>> Start Given entries
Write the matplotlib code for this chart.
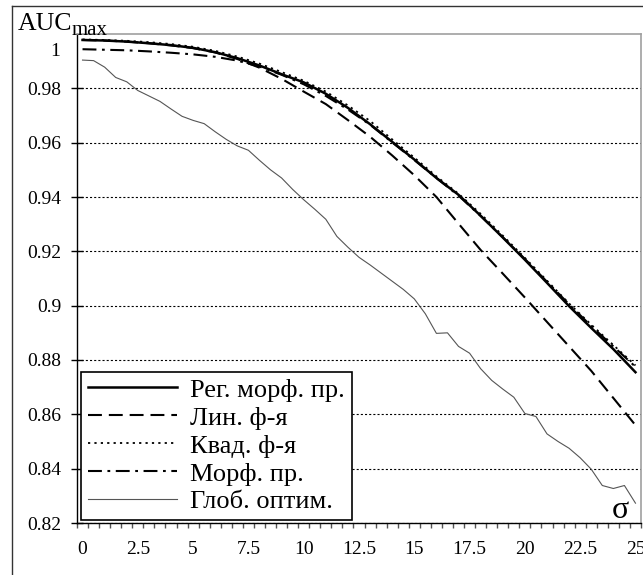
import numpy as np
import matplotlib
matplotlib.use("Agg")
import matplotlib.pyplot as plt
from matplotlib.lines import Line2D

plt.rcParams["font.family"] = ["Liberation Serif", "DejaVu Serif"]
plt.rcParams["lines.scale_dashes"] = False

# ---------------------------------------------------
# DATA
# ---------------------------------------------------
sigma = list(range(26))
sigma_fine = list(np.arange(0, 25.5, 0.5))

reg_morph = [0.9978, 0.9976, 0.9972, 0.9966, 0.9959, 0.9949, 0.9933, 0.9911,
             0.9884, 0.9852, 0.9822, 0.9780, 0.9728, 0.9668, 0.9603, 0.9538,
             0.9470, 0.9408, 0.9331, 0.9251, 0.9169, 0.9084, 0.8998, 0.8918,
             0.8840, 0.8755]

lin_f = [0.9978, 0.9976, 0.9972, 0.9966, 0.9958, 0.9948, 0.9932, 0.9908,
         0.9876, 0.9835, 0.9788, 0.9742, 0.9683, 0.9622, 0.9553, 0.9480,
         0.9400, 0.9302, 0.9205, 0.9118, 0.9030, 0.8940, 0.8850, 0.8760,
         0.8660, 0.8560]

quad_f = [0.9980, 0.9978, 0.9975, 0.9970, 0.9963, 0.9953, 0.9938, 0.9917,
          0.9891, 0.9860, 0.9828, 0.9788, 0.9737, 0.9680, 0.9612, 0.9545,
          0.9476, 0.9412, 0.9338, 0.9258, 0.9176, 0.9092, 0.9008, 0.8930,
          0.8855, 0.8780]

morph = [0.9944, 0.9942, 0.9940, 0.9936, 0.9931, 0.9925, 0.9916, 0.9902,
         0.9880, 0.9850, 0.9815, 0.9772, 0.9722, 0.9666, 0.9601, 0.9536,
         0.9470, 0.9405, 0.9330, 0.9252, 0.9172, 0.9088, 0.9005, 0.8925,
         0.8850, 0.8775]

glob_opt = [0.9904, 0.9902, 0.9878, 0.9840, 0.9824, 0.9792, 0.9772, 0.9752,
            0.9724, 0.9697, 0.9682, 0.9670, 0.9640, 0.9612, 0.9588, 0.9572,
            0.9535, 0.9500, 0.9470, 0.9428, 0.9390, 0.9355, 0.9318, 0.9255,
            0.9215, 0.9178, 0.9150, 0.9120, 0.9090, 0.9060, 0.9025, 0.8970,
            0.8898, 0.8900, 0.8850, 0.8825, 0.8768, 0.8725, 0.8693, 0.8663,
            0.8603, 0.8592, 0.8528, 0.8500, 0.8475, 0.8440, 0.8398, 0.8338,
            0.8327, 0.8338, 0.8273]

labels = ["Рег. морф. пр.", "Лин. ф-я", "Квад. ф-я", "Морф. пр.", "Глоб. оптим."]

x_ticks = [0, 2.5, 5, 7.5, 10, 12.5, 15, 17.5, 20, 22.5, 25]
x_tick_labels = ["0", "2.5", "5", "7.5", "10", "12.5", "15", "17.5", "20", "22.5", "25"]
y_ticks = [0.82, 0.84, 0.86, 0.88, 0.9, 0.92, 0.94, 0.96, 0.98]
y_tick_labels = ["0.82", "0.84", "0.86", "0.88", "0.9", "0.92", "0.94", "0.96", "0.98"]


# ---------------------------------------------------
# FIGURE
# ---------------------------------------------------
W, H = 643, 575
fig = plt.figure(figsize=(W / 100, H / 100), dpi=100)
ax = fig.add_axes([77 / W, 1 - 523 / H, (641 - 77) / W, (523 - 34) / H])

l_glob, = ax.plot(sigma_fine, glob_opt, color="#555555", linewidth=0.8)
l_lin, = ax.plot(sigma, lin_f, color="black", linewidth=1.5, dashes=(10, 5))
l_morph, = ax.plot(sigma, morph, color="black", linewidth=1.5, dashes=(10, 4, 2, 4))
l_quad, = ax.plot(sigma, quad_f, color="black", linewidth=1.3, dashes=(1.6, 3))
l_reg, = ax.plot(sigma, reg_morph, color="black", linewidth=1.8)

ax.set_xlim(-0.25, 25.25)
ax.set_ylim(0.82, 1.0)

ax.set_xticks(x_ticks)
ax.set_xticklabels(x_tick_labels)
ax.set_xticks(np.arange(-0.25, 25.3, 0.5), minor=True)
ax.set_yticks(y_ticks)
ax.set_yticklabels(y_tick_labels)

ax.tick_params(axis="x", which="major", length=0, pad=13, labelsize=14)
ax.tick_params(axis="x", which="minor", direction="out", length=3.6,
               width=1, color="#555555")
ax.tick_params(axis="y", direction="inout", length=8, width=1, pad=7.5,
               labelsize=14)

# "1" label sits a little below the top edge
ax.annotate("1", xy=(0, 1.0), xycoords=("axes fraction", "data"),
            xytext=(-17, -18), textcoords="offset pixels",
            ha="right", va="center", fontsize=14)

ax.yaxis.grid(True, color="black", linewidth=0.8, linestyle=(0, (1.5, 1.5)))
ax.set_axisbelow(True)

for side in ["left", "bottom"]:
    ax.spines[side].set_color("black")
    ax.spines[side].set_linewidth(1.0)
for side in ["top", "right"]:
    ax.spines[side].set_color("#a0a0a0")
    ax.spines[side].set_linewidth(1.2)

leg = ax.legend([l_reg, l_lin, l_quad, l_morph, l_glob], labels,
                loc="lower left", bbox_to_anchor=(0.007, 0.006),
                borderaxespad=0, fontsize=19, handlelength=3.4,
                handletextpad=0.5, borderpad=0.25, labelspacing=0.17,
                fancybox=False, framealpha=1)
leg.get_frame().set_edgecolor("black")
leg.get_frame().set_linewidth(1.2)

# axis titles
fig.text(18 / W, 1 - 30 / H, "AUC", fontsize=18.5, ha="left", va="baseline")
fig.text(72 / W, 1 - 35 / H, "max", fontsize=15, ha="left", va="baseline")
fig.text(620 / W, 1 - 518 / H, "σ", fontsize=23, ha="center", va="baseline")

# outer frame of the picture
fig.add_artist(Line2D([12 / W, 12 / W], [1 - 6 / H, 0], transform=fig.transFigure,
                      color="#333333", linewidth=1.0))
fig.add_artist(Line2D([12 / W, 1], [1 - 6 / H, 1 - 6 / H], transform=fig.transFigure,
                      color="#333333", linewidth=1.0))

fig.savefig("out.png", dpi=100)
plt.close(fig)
>> End Given entries
>> Start Given entries
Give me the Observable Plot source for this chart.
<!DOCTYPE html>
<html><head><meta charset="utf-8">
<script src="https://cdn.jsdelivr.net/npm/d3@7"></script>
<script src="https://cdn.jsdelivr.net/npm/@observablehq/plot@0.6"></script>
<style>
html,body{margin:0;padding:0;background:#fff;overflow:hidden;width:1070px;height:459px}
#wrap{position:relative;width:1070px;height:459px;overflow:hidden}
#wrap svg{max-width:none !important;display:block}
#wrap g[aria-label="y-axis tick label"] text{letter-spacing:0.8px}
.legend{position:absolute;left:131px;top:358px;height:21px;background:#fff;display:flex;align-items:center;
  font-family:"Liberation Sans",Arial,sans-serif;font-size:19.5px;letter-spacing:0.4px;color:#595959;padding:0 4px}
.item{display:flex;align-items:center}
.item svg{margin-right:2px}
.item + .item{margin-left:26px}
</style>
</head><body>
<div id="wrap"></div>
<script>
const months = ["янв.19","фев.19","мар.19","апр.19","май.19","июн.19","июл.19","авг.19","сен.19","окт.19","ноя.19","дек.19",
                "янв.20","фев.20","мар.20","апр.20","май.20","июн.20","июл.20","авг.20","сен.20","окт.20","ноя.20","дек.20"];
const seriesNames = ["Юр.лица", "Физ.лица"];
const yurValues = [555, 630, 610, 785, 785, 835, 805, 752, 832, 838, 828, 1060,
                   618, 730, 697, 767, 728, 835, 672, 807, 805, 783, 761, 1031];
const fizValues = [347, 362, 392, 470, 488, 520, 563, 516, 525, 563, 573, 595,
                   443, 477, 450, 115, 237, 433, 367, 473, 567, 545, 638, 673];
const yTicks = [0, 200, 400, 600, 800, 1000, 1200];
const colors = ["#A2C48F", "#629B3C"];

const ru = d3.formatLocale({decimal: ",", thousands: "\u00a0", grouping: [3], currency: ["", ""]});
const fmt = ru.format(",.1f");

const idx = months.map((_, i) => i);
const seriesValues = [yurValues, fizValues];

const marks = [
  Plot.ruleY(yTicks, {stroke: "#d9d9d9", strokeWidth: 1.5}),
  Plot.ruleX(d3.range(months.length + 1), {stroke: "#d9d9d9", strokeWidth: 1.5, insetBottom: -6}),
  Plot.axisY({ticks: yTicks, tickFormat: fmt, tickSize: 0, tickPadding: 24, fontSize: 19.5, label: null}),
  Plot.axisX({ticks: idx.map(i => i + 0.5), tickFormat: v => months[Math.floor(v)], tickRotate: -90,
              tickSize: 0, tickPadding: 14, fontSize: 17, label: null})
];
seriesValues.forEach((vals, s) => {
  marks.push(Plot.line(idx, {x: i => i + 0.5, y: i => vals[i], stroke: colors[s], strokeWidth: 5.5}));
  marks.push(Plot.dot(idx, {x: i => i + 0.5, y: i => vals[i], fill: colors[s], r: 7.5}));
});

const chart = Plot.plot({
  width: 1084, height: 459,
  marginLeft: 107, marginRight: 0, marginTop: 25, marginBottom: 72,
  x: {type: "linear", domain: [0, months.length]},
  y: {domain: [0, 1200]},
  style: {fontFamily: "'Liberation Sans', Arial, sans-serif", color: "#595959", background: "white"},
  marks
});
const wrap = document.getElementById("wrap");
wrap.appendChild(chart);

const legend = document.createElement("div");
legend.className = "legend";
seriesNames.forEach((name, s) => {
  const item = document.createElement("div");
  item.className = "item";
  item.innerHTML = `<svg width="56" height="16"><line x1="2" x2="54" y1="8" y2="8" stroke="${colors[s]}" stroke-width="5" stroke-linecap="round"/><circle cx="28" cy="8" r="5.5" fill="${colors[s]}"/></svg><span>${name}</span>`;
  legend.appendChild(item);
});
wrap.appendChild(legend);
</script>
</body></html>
>> End Given entries
◆ Problem to work on
Up in the listing, locate the line with "Write the matplotlib code for this chart."; print it and every line after it down to the line with "0.8855, 0.8780]", which is included too. Skip the pictures.

◆ Written answer
Write the matplotlib code for this chart.
import numpy as np
import matplotlib
matplotlib.use("Agg")
import matplotlib.pyplot as plt
from matplotlib.lines import Line2D

plt.rcParams["font.family"] = ["Liberation Serif", "DejaVu Serif"]
plt.rcParams["lines.scale_dashes"] = False

# ---------------------------------------------------
# DATA
# ---------------------------------------------------
sigma = list(range(26))
sigma_fine = list(np.arange(0, 25.5, 0.5))

reg_morph = [0.9978, 0.9976, 0.9972, 0.9966, 0.9959, 0.9949, 0.9933, 0.9911,
             0.9884, 0.9852, 0.9822, 0.9780, 0.9728, 0.9668, 0.9603, 0.9538,
             0.9470, 0.9408, 0.9331, 0.9251, 0.9169, 0.9084, 0.8998, 0.8918,
             0.8840, 0.8755]

lin_f = [0.9978, 0.9976, 0.9972, 0.9966, 0.9958, 0.9948, 0.9932, 0.9908,
         0.9876, 0.9835, 0.9788, 0.9742, 0.9683, 0.9622, 0.9553, 0.9480,
         0.9400, 0.9302, 0.9205, 0.9118, 0.9030, 0.8940, 0.8850, 0.8760,
         0.8660, 0.8560]

quad_f = [0.9980, 0.9978, 0.9975, 0.9970, 0.9963, 0.9953, 0.9938, 0.9917,
          0.9891, 0.9860, 0.9828, 0.9788, 0.9737, 0.9680, 0.9612, 0.9545,
          0.9476, 0.9412, 0.9338, 0.9258, 0.9176, 0.9092, 0.9008, 0.8930,
          0.8855, 0.8780]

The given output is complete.